◆ COLLECTED DATA ◆
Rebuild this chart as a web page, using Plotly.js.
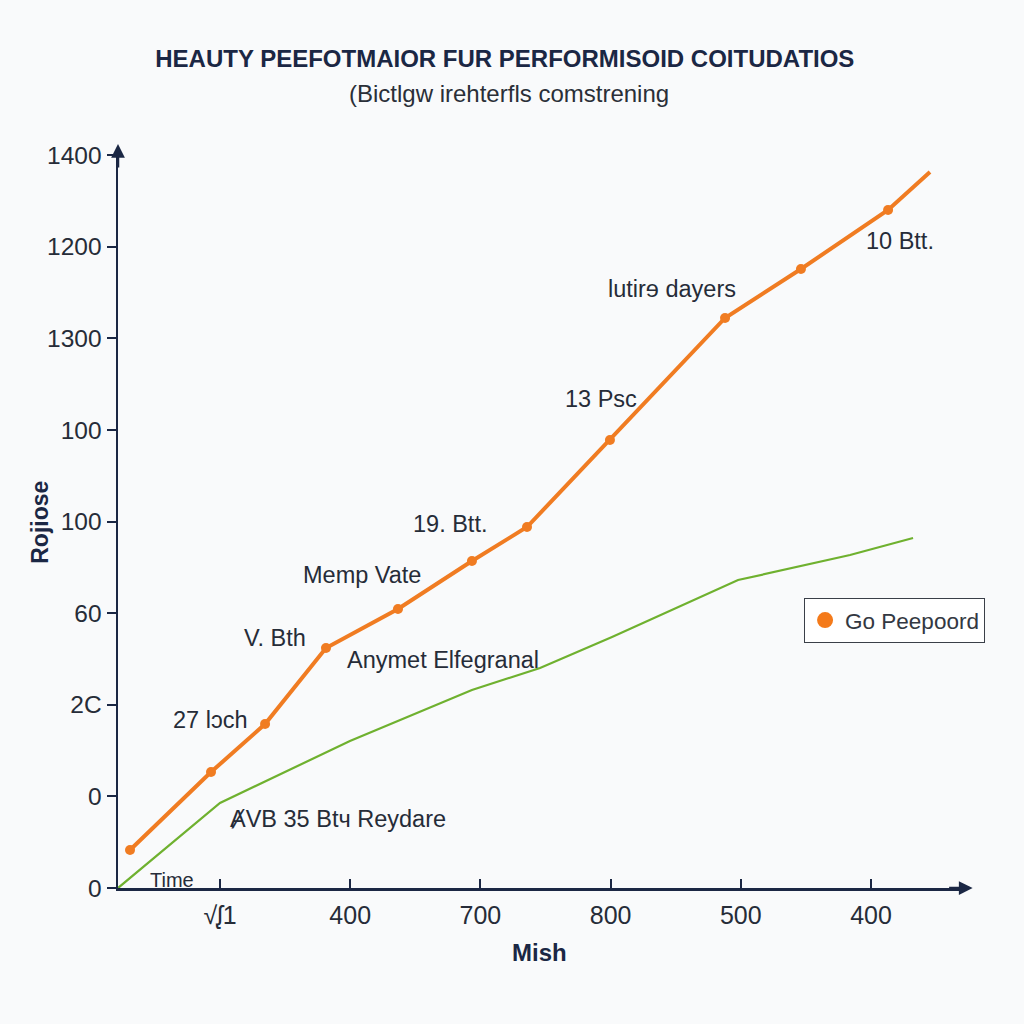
<!DOCTYPE html>
<html>
<head>
<meta charset="utf-8">
<script src="https://cdn.plot.ly/plotly-3.0.1.min.js"></script>
<style>html,body{margin:0;padding:0;background:#f9fafb;}#chart{width:1024px;height:1024px;}</style>
</head>
<body>
<div id="chart"></div>
<script>
// Data (positions expressed in tick-index units of the garbled axes)
const xTickVals = [1, 2, 3, 4, 5, 6];
const xTickText = ["√ᶘ1", "400", "700", "800", "500", "400"];
const yTickVals = [0, 1, 2, 3, 4, 5, 6, 7, 8];
const yTickText = ["0", "0", "2C", "60", "100", "100", "1300", "1200", "1400"];

const orangeX = [0.309, 0.931, 1.346, 1.814, 2.367, 2.935, 3.358, 3.995, 4.879, 5.462, 6.131, 6.453];
const orangeY = [0.415, 1.266, 1.790, 2.620, 3.046, 3.570, 3.941, 4.891, 6.223, 6.758, 7.402, 7.817];
const greenX = [0.217, 1.0, 1.998, 2.935, 3.458, 4.011, 4.979, 5.839, 6.323];
const greenY = [0.0, 0.928, 1.605, 2.162, 2.402, 2.740, 3.362, 3.635, 3.821];

const seriesName = "Go Peepoord";
const xTitle = "Mish";
const yTitle = "Rojiose";
const chartTitle = "HEAUTY PEEFOTMAIOR FUR PERFORMISOID COITUDATIOS";
const chartSubtitle = "(Bictlgw irehterfls comstrening";
const labelText = ["Time", "27 lɔch", "V. Bth", "Memp Vate", "Anymet Elfegranal", "19. Btt.", "13 Psc", "lutirɘ dayers", "10 Btt.", "ȺVB 35 Btч Reydare"];
const labelX = [0.63, 0.92, 1.42, 2.09, 2.71, 2.77, 3.93, 4.47, 6.22, 1.91];
const labelY = [0.09, 1.83, 2.73, 3.42, 2.49, 3.97, 5.34, 6.54, 7.06, 0.75];

const navy = "#1b2744";
const textCol = "#262c38";
const FONT = "Liberation Sans, Arial, sans-serif";

const traces = [
  {x: greenX, y: greenY, mode: "lines", line: {color: "#6fb12f", width: 2.2}, showlegend: false, hoverinfo: "skip"},
  {x: orangeX, y: orangeY, mode: "lines", line: {color: "#f07c22", width: 4}, showlegend: false, hoverinfo: "skip"},
  {x: orangeX.slice(0, -1), y: orangeY.slice(0, -1), mode: "markers",
   marker: {color: "#f07c22", size: 10}, showlegend: false},
  {x: [null], y: [null], mode: "markers", name: seriesName, marker: {color: "#f47a1a", size: 16}, showlegend: true}
];

const annotations = labelText.map((t, i) => ({
  x: labelX[i], y: labelY[i], xref: "x", yref: "y", text: t, showarrow: false,
  font: {family: FONT, size: i === 0 ? 20 : 23.5, color: textCol}
}));
annotations.push({xref: "paper", yref: "paper", x: 1.009, y: 0, ax: -25, ay: 0, text: "", showarrow: true,
  arrowhead: 2, arrowsize: 1.1, arrowwidth: 2.5, arrowcolor: navy});
annotations.push({xref: "paper", yref: "paper", x: 0, y: 1.008, ax: 0, ay: 25, text: "", showarrow: true,
  arrowhead: 2, arrowsize: 1.1, arrowwidth: 2.5, arrowcolor: navy});
annotations.push({xref: "paper", yref: "paper", x: 0.462, y: 1.077, yanchor: "middle",
  text: chartSubtitle, showarrow: false, font: {family: FONT, size: 24, color: "#2a2f38"}});
annotations.push({xref: "paper", yref: "paper", x: -0.092, y: 0.495, xanchor: "center", yanchor: "middle", textangle: -90,
  text: "<b>" + yTitle + "</b>", showarrow: false, font: {family: FONT, size: 23, color: navy}});
annotations.push({xref: "paper", yref: "paper", x: 0.498, y: -0.088, yanchor: "middle",
  text: "<b>" + xTitle + "</b>", showarrow: false, font: {family: FONT, size: 24, color: navy}});

const layout = {
  width: 1024, height: 1024,
  paper_bgcolor: "#f9fafb", plot_bgcolor: "#f9fafb",
  margin: {l: 118, r: 59, t: 150, b: 136},
  title: {text: "<b>" + chartTitle + "</b>", x: 0.493, xanchor: "center",
    y: 0.943, yanchor: "middle", font: {family: FONT, size: 24, color: navy}},
  xaxis: {range: [0.2166, 6.722], tickvals: xTickVals, ticktext: xTickText, ticks: "inside", ticklen: 9,
    tickwidth: 2, tickcolor: navy, showline: true, linecolor: navy, linewidth: 2.5, showgrid: false, zeroline: false,
    tickfont: {family: FONT, size: 25, color: textCol}, ticklabelstandoff: 3},
  yaxis: {range: [0, 8.057], tickvals: yTickVals, ticktext: yTickText, ticks: "outside", ticklen: 9,
    tickwidth: 2, tickcolor: navy, showline: true, linecolor: navy, linewidth: 2.5, showgrid: false, zeroline: false,
    tickfont: {family: FONT, size: 24.5, color: textCol}},
  legend: {x: 0.81, y: 0.393, xanchor: "left", yanchor: "top", bgcolor: "#ffffff", bordercolor: "#3a3f48",
    borderwidth: 1, font: {family: FONT, size: 22.5, color: "#333842"}},
  annotations: annotations,
  showlegend: true
};

Plotly.newPlot("chart", traces, layout, {displayModeBar: false, staticPlot: true});
</script>
</body>
</html>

◆ YOUR OBJECTIVE ◆
Begin at the first line of the material and copy each line exactly through the one containing "3.362, 3.635, 3.821];". Omit pictures.

◆ SOLUTION FOR THIS TASK ◆
Rebuild this chart as a web page, using Plotly.js.
<!DOCTYPE html>
<html>
<head>
<meta charset="utf-8">
<script src="https://cdn.plot.ly/plotly-3.0.1.min.js"></script>
<style>html,body{margin:0;padding:0;background:#f9fafb;}#chart{width:1024px;height:1024px;}</style>
</head>
<body>
<div id="chart"></div>
<script>
// Data (positions expressed in tick-index units of the garbled axes)
const xTickVals = [1, 2, 3, 4, 5, 6];
const xTickText = ["√ᶘ1", "400", "700", "800", "500", "400"];
const yTickVals = [0, 1, 2, 3, 4, 5, 6, 7, 8];
const yTickText = ["0", "0", "2C", "60", "100", "100", "1300", "1200", "1400"];

const orangeX = [0.309, 0.931, 1.346, 1.814, 2.367, 2.935, 3.358, 3.995, 4.879, 5.462, 6.131, 6.453];
const orangeY = [0.415, 1.266, 1.790, 2.620, 3.046, 3.570, 3.941, 4.891, 6.223, 6.758, 7.402, 7.817];
const greenX = [0.217, 1.0, 1.998, 2.935, 3.458, 4.011, 4.979, 5.839, 6.323];
const greenY = [0.0, 0.928, 1.605, 2.162, 2.402, 2.740, 3.362, 3.635, 3.821];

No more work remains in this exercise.